[start Entries provided]
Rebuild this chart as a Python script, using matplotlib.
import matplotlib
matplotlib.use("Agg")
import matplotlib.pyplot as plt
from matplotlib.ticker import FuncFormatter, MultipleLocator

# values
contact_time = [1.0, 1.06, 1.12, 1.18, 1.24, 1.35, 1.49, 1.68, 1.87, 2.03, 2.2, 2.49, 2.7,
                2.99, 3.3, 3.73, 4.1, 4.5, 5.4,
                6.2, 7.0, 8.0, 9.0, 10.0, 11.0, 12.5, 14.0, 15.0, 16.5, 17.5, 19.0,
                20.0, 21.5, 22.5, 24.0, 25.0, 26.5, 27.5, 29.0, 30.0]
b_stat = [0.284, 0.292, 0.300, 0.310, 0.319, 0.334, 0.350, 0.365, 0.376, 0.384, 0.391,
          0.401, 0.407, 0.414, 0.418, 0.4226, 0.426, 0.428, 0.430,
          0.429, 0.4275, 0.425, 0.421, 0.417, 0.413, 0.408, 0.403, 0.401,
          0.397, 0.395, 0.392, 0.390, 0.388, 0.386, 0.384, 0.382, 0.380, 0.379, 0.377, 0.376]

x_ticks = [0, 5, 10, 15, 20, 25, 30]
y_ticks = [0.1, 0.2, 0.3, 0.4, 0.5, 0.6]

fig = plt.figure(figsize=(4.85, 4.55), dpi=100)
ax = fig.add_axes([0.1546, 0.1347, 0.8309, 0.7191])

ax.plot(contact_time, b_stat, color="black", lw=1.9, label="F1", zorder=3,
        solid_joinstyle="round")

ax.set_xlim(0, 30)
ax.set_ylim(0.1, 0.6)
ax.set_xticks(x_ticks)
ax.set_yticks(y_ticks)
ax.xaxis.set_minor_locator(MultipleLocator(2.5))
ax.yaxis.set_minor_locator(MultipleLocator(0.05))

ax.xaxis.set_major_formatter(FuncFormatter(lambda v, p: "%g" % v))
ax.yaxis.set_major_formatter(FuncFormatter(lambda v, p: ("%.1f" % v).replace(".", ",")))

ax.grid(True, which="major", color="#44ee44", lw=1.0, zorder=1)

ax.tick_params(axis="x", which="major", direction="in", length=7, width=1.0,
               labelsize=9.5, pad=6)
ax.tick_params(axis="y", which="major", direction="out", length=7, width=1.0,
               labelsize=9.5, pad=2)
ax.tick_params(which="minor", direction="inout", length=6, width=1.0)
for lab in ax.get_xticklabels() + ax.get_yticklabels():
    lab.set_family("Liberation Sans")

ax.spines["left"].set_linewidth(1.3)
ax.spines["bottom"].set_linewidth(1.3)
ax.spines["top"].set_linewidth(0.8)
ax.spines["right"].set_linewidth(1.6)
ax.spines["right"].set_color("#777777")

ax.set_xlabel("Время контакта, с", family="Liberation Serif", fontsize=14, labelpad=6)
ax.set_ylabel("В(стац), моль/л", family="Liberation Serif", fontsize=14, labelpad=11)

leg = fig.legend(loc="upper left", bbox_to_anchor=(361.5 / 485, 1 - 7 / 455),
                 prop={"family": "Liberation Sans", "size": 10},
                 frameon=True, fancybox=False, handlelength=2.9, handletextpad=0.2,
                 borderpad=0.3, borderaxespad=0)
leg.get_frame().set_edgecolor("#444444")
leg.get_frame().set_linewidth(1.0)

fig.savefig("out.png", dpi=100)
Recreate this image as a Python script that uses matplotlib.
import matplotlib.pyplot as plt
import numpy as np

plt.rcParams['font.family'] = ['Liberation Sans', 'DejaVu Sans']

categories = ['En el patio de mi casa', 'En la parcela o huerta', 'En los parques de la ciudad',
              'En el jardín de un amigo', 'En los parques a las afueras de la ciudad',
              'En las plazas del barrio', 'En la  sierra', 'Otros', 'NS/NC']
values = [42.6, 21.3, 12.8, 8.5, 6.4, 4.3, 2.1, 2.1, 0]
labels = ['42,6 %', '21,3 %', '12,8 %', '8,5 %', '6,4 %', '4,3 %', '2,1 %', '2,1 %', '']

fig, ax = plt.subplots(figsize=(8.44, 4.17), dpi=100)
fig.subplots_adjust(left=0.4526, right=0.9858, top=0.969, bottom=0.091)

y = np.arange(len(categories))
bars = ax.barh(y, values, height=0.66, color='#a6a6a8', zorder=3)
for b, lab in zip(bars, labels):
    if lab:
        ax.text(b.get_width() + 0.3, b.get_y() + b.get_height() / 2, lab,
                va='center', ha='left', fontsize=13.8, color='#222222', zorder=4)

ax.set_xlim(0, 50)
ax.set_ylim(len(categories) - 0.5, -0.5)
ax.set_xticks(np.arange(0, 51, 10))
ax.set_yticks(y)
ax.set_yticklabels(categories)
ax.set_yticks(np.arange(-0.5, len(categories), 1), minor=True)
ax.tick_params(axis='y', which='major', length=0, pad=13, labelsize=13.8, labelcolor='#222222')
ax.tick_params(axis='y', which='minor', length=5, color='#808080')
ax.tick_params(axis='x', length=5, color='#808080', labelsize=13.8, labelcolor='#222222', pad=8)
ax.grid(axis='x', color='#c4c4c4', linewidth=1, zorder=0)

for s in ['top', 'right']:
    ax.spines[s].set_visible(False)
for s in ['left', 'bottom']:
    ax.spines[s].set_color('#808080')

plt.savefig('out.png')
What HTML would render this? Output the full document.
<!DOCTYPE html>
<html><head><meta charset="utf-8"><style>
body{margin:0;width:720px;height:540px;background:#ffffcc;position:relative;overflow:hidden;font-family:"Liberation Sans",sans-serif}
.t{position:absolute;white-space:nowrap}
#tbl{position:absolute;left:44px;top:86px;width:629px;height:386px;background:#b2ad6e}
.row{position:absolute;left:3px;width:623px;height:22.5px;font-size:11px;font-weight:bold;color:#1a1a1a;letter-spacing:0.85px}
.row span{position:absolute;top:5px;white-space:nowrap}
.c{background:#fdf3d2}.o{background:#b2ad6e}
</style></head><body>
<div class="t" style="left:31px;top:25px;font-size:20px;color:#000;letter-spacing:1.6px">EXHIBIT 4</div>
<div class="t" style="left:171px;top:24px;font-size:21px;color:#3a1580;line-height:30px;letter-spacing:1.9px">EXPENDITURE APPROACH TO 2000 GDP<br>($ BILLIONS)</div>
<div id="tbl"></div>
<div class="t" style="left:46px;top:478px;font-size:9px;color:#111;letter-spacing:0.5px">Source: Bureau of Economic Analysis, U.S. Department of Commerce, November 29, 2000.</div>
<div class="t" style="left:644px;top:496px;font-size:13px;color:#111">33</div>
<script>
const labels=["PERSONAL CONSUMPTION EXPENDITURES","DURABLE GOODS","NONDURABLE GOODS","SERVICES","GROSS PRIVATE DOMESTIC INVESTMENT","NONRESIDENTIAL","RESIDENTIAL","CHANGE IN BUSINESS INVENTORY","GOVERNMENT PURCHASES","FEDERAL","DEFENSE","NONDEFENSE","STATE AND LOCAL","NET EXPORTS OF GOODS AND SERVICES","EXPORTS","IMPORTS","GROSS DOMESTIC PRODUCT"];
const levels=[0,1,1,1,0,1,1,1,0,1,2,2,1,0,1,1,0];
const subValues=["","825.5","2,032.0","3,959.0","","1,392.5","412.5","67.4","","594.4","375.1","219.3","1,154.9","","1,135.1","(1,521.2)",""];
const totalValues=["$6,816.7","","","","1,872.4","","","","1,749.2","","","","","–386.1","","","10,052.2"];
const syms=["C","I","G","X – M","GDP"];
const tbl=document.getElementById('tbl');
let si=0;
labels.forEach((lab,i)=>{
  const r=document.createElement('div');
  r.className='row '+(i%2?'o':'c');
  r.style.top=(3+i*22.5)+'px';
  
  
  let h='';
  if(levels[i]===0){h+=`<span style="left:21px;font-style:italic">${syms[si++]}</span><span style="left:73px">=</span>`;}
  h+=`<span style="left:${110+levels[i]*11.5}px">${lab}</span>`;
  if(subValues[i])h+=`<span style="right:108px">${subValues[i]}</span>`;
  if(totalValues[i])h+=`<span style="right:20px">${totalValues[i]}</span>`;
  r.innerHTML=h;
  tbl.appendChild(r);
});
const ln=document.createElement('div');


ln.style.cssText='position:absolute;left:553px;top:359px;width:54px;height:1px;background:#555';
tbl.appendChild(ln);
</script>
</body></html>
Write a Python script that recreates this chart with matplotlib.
[end Entries provided]
Brief —
Please print the lines from the start of the records up to and including the line with "from matplotlib.ticker import", copying each one exactly and leaving out the rest.

Full output —
Rebuild this chart as a Python script, using matplotlib.
import matplotlib
matplotlib.use("Agg")
import matplotlib.pyplot as plt
from matplotlib.ticker import FuncFormatter, MultipleLocator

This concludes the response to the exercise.